The article describes a recent case in which some wells in Wyoming may have been contaminated by chemicals from hydraulic fracturing. After describing the Wyoming situation, the article continues: "The contamination in Sublette County is significant because it is the first to be documented by a federal agency, the U.S. Bureau of Land Management. But more than 1,000 other cases of contamination have been documented by courts and state and local governments in Colorado, New Mexico, Alabama, Ohio and Pennsylvania."

I asked Lustgarten for the basis for his claim about more than a thousand "documented" state cases of hydraulic fracturing water contamination. He replied: "The New Mexico Energy, Minerals and Natural Resources Department and the Colorado Oil and Gas Conservation Commission have together documented more than 1,000 cases where water was contaminated by drilling activities."

I asked David Neslin, acting director of the Colorado Oil and Gas Conservation Commission, how many cases they had "documented" of groundwater contamination from hydraulic fracturing. He said, "None."

Jodi Porter, the public information officer for the New Mexico Department, told me that the department has never compiled any numbers about groundwater contamination from hydraulic fracturing.

So ProPublica apparently pulled a bait-and-switch - citing data about contamination from any drilling-related activity, but claiming that the data were about hydraulic fracturing.

The Colorado experience of zero cases of water contamination from hydraulic fracturing is consistent with the 2002 study from the Interstate Oil and Gas Compact Commission (a consortium of state regulatory agencies). The Commission surveyed regulatory agencies in 28 states (including Colorado and the other four states where ProPublica claimed that there were more than 1,000 "documented" cases of contamination). The response covered the entire history of hydraulic fracturing in those states. Every single one of those 28 states reported that there had never been groundwater harm due to fracturing.

The ProPublica article did not report the evidence from that government study, but brusquely dismissed it as "an anecdotal survey done a decade ago." Actually, the 2002 study has no anecdotes, and with a dataset of almost a million wells, it cannot plausibly be considered "anecdotal."

The theme of the ProPublica article, headlined "Buried Secrets," is the natural gas industry's refusal to disclose a list of all chemicals which are injected into the ground in hydraulic fracturing. The article accurately characterizes the Colorado Oil and Gas Conservation Commission as the "most stringent" regulatory agency regarding hydraulic fracturing.

The COGCC promulgated its final draft rules on Nov. 7, before the Nov. 13 ProPublica article, and before its Nov. 17 appearance in the Post. The article misdescribes the new regulations, and, significantly, omits the fact that the commission's new disclosure rule is nearly identical to what the drilling company Halliburton proposed in its June testimony to the commission.

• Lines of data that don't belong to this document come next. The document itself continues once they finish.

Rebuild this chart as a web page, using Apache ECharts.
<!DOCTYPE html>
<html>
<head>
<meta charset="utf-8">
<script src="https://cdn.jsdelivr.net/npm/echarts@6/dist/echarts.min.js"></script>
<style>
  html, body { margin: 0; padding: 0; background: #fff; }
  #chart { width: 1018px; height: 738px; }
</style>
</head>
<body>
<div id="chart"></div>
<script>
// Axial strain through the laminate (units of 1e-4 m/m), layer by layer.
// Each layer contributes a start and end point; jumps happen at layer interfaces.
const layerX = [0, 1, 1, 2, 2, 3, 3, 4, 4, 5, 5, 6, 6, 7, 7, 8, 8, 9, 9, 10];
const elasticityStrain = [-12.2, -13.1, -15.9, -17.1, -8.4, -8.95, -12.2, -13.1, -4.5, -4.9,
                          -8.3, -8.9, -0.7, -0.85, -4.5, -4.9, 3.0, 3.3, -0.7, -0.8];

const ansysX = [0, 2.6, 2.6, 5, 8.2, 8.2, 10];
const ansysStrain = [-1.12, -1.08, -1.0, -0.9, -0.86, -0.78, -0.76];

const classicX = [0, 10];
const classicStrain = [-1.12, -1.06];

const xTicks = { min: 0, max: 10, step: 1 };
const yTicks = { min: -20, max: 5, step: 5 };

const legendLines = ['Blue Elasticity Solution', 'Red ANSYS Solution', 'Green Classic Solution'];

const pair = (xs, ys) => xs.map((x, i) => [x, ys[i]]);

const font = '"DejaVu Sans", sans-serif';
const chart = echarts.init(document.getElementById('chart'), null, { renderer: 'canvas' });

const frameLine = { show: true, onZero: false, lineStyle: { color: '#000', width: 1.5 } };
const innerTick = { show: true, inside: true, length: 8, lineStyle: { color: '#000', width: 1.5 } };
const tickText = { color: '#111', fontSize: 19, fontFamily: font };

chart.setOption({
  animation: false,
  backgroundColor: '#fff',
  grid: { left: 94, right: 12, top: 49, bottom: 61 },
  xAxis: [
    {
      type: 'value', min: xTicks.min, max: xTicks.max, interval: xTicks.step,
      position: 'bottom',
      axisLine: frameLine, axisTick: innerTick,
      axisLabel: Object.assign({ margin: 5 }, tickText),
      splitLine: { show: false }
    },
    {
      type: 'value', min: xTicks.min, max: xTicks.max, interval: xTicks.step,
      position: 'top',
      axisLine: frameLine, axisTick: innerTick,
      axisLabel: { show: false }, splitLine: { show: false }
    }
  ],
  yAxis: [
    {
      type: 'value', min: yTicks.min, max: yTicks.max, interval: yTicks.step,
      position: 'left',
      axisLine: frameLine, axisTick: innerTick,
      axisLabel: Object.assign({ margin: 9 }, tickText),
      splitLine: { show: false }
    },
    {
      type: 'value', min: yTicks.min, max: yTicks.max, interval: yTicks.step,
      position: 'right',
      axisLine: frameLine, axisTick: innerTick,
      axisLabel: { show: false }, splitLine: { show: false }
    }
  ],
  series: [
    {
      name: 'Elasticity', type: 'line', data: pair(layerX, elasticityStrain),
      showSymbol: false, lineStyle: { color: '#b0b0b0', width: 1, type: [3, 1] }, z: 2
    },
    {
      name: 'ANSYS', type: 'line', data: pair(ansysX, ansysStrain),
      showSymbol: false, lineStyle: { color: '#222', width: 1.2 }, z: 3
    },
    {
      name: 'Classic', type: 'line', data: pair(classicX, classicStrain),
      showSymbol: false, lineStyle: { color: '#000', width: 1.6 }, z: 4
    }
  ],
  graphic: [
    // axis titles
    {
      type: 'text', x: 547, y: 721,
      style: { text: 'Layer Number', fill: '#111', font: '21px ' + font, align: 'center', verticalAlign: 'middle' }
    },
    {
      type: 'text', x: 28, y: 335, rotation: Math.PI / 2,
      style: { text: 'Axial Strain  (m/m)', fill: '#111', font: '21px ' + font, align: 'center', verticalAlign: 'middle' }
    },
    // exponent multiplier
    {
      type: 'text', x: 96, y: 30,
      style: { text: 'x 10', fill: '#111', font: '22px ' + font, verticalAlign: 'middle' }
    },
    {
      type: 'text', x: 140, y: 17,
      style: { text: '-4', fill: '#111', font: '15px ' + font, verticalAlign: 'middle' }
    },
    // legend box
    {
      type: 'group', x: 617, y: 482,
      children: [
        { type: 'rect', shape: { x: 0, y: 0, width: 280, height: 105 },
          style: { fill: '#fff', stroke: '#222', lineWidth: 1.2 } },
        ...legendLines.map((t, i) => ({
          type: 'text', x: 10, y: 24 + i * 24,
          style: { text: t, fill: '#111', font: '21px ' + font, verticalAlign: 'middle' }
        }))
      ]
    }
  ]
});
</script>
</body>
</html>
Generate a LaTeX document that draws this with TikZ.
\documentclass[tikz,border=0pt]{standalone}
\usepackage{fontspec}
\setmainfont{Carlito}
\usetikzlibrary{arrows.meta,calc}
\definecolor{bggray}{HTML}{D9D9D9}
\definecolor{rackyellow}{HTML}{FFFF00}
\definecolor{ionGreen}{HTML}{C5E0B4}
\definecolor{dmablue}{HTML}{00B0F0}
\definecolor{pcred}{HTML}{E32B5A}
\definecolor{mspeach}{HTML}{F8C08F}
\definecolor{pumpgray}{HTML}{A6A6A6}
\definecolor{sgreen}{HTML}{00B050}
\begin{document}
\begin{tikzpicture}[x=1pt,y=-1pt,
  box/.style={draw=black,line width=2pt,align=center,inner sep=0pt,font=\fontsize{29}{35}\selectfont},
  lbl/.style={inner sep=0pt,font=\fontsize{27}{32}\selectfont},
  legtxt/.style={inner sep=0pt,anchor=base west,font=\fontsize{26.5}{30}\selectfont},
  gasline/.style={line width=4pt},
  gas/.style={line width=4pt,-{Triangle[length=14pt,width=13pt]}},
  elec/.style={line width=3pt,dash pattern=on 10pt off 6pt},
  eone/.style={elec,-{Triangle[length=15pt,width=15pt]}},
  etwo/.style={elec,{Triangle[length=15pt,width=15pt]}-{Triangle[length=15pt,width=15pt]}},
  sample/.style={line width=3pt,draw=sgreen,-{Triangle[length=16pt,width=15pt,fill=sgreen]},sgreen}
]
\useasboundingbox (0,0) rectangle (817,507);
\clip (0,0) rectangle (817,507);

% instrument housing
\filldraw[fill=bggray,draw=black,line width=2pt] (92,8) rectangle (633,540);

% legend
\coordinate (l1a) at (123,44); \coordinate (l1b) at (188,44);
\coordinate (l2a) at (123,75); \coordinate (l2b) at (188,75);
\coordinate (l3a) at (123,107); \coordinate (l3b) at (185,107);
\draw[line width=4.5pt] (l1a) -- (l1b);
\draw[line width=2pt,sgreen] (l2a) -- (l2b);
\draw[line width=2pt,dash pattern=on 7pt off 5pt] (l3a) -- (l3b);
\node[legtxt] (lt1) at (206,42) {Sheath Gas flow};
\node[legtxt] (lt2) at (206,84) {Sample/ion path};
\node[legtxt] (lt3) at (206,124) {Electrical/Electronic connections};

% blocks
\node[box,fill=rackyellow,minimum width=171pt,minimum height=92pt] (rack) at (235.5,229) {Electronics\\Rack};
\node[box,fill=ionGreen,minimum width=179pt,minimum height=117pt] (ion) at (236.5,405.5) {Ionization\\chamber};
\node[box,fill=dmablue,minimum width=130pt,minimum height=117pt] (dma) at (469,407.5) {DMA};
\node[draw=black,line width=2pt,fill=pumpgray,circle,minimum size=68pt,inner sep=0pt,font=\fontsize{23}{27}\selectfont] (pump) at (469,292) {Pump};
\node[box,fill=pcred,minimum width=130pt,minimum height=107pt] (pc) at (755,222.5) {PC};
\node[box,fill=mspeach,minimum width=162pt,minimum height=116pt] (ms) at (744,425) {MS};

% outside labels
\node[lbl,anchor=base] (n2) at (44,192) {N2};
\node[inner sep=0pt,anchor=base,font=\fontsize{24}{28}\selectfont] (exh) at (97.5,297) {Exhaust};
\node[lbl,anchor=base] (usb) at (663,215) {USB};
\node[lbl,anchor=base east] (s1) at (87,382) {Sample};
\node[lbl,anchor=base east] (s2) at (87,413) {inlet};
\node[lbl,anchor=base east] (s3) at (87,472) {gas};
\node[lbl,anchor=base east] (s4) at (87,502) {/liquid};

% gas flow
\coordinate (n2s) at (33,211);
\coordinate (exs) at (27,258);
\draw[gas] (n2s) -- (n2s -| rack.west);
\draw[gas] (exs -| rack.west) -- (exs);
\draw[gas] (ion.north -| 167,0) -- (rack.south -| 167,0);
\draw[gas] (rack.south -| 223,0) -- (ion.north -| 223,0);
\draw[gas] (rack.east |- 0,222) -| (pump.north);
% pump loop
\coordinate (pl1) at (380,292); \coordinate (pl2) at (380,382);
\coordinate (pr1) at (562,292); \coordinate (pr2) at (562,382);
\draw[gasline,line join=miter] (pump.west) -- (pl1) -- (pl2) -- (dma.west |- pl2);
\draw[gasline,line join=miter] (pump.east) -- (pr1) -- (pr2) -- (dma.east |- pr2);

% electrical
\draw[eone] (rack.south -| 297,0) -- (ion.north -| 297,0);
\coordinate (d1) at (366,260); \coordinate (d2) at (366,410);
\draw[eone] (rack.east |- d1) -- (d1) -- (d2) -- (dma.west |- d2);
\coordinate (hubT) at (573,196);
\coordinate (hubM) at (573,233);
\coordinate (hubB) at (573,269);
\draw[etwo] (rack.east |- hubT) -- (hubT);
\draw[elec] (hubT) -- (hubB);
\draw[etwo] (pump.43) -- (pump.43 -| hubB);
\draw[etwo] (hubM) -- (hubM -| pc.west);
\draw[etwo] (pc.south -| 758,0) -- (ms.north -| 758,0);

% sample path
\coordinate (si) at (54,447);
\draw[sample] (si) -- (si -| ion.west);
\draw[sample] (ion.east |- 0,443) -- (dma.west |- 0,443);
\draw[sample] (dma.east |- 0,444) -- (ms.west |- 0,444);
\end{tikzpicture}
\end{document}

Section 205 of the new regulations protects drillers' trade secrets about the precise chemical recipes, while mandating full disclosure when specifically needed by the state for health or environmental protection.

So the morality tale of "Buried Secrets" is false. The true story is that the industry offered to do the right thing, and the most stringent regulatory agency accepted the offer.

I e-mailed Lustgarten about the issues raised in this column. He replied: "Thanks for your note. You clearly have very strong opinions, not only about these issues, but also about how they should be reported. That is your right. I don't see any reasonable possibility of changing your mind, either on what the facts show about hydraulic fracturing, or about our reporting and writing."

The response does not explain why so many key "facts" in the ProPublica article are indisputably false.